Urban farms go vertical.

Urban Farms Are Sprouting Up Like Weeds — In Closets, On Rooftops, Even Major Airports

If your town isn’t on board with urban gardens, they are living in the past, because urban gardens are sprouting up all over the nation as people search for more sustainability and more control over what they put in their mouths.

Farmland is scarce and costly, according to WGBH News, which featured an article on urban farms. Courtney Hennessy and John Stoddard were two urban farmers interviewed for the article. Instead of plowing the fields, they tend produce on a rooftop in Boston.

“We literally biked around looking at big buildings,” Hennessy, owner of Higher Ground Farm, said while harvesting arugala on the roof above the Boston Design Center in the Seaport District to sell to restaurants. Their rooftop farm is so new it’s only breaking even right now, so the couple kept their other jobs. Both Hennessy and Stoddard believe that urban farming businesses have no where to go but up, because growing city populations are increasingly wanting to know where their food comes from.

“There’s a lot of really amazing urban agriculture going on in this country, but all of it’s through nonprofits and grant funding,” Hennessy explained. “And we’re determined to see if we can do this as a for-profit company. Can you live and work in a city and still be a farmer, I guess, would be the thing we’re trying to figure out.”

Catherine Bertini, a former executive director of the United Nation’s World Food Programme, says that she doesn’t believe that urban farms will have a very big impact on the food stem.

“I’d like to be proven wrong, but it’s not going to change the world because it’s the big-volume farms that can do that,” Bertini said. “And until these small projects become very large, they’re not going to have a big impact.”

It’s not just rooftops, urban farmers are using their front yards, their back yards, and even their closets to grow food in. Grove Labs is a startup company that is encouraging people to grow their own produce from cabinets right inside their homes. Jamie Byron and Gabe Blanchet, MIT graduates, started Grove Labs and fully believe that home-grown food is the wave of the future.

“In the future we see people being able to grow lots of things in their home and maybe have an entire room that’s dedicated to growing,” Byron said.

“The reality with a new technology like this is we want to make sure it’s beautiful and works really well,” Blanchet said of the indoor mini-farms. They’re a few thousand dollars, but the pair is committed to changing the way food is brought to the table. “And so the price point isn’t — we didn’t just go for the bare minimum we could scrape by with. So for those who are really price sensitive, we plan to release do-it-yourself plants so people can build their own ecosystem.”

Byron and Blanchet’s opinion on the food demands of the future are contrary to Catherine Bertini’s opinion. The MIT graduates believe that the newer generation of adults don’t want to repeat the mistakes of past generations.

The newer generations, Byron and Blanchet say, will want to stay connected to their food sources.

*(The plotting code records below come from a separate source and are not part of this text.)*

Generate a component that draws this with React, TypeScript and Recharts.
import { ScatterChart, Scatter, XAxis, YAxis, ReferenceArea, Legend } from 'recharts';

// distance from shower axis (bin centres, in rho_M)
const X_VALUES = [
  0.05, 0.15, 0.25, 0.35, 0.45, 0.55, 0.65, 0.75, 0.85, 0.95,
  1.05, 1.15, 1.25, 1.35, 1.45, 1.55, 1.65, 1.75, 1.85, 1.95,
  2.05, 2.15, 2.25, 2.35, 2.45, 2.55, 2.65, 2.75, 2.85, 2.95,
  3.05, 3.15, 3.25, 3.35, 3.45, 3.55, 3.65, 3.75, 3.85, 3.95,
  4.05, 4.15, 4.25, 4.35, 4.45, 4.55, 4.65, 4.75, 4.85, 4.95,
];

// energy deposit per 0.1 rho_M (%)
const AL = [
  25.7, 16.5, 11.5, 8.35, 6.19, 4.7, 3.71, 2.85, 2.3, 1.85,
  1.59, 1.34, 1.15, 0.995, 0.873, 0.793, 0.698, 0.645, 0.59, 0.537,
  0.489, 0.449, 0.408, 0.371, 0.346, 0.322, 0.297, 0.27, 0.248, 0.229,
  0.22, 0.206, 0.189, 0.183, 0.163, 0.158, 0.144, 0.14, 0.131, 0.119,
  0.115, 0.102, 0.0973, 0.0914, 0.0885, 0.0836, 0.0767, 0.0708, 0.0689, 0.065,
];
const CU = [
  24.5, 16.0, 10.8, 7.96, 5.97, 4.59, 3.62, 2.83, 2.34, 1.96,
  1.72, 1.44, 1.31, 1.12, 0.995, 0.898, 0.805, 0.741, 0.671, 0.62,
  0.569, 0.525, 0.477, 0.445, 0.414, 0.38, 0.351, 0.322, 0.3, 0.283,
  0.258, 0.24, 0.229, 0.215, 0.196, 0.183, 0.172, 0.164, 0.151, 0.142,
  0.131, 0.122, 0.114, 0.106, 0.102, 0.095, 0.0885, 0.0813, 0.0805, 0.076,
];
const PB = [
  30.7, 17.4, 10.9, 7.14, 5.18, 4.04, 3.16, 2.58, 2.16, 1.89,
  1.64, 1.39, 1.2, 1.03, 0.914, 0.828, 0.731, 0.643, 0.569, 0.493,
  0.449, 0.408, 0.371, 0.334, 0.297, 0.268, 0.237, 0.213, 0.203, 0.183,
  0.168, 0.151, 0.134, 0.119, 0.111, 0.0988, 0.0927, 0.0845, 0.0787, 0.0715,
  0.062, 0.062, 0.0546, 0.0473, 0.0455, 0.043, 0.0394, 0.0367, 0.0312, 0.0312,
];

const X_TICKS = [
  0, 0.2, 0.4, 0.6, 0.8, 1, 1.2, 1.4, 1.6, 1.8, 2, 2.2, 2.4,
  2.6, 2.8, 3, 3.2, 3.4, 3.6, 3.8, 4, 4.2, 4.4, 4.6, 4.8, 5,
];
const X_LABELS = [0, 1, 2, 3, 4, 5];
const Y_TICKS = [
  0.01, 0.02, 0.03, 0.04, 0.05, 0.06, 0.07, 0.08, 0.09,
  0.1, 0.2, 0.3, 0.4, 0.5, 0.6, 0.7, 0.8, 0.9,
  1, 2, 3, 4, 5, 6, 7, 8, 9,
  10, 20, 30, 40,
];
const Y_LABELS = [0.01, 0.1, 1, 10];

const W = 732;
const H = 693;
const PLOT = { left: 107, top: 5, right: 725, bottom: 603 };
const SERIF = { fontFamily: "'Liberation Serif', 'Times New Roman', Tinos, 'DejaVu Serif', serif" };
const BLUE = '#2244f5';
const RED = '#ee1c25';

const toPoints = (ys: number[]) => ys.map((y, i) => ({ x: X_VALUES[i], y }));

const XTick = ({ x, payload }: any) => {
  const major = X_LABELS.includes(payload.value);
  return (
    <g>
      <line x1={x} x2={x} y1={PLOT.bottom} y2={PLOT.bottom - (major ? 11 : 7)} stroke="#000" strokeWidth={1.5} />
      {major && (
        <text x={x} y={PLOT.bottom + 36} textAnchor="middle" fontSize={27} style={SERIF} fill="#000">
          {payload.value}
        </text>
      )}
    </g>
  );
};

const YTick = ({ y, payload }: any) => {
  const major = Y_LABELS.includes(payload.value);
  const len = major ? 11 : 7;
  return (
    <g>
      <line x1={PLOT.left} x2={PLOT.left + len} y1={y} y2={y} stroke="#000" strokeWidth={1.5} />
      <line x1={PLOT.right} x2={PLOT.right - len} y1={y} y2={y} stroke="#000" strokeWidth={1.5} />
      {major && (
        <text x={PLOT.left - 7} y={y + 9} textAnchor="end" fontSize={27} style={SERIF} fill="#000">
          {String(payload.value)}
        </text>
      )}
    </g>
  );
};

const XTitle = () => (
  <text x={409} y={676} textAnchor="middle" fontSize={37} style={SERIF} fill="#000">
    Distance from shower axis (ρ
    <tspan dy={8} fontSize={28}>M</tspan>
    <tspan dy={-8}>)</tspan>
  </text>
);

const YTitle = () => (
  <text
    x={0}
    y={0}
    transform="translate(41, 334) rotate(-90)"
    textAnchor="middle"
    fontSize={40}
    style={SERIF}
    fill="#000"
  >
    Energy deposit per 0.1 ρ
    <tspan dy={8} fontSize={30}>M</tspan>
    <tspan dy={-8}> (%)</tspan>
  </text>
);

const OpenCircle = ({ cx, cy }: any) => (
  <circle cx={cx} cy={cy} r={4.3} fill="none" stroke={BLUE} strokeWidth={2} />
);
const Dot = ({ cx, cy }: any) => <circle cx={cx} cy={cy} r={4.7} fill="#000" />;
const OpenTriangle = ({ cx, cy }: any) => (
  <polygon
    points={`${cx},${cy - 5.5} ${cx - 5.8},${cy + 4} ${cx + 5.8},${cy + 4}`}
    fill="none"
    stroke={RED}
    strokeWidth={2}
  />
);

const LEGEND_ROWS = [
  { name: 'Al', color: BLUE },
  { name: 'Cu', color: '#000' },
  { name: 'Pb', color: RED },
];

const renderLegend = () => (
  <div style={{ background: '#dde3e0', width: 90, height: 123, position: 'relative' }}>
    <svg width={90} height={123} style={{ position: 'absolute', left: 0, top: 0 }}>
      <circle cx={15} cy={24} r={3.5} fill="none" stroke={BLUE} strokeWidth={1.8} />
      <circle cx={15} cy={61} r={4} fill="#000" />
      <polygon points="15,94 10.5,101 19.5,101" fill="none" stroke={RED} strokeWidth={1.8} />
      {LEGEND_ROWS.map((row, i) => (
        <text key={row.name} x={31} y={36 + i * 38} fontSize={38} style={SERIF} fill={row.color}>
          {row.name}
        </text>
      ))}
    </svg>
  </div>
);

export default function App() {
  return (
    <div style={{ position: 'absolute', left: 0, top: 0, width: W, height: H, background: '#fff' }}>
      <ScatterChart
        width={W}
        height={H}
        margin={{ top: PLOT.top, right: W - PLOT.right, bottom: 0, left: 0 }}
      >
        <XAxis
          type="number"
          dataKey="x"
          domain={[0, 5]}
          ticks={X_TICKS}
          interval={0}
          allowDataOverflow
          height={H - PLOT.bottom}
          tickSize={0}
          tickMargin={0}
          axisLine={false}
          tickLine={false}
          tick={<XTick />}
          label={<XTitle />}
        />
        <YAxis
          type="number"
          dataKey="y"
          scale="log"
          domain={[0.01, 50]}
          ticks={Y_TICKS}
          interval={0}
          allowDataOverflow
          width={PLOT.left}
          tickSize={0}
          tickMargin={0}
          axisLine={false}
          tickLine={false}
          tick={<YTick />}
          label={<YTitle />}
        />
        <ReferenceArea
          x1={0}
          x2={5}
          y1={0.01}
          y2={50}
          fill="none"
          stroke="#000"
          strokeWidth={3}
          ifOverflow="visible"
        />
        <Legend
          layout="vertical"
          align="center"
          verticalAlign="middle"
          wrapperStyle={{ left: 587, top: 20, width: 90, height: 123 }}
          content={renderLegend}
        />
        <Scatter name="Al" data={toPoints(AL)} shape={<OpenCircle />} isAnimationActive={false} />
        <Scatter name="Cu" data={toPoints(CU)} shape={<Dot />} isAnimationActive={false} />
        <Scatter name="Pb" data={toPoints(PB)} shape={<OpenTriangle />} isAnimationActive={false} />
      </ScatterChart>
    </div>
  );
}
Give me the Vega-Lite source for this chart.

Outside the JetBlue terminal at John F. Kennedy International Airport in New York City, a 24,000-square-foot urban farm will provide fresh produce for the terminal’s restaurants.

“Besides providing a green space for customers and crew members, it will help us become even more sustainable,” Brian Holtman, JetBlue’s manager of concession programs, explained. Food scraps from the restaurants there will become compost for the urban farm. Meanwhile, a rotunda garden at Chicago’s O’Hare International Airport supplies nearby restaurants with beans, peppers, leafy greens, and herbs from 26 aeroponic growing towers. O’Hare has even utilized landscaping goats, sheep, llamas, and burros to clear “dense scrub vegetation,” according to a Take Part article.

Whether the agriculture leaders of the country want to believe it or not, a farming revolution is happening. Urban farms are found everywhere from high rise buildings to street dividers. Many urban farmers are using vertical farming techniques. After all, for decades, we’ve heard threats that there isn’t enough farmland to feed the nation, so innovative sustainable folks went vertical instead. The new designs allow for larger yields and better control over crops. Traditional farming ends up with a 50-50 risk of crop loss, according to Food World News.

Not only do urban farms let people feel good about what they are eating, urban farms’ green benefits also reduce the number of delivery trucks, cuts back on fuel needs, and promote cleaner air. Besides, with urban farming, food can go from farm to table in less than a day. Food from urban farms maintain their fresh-picked taste, because they’re actually fresh, not artificially ripened or preserved.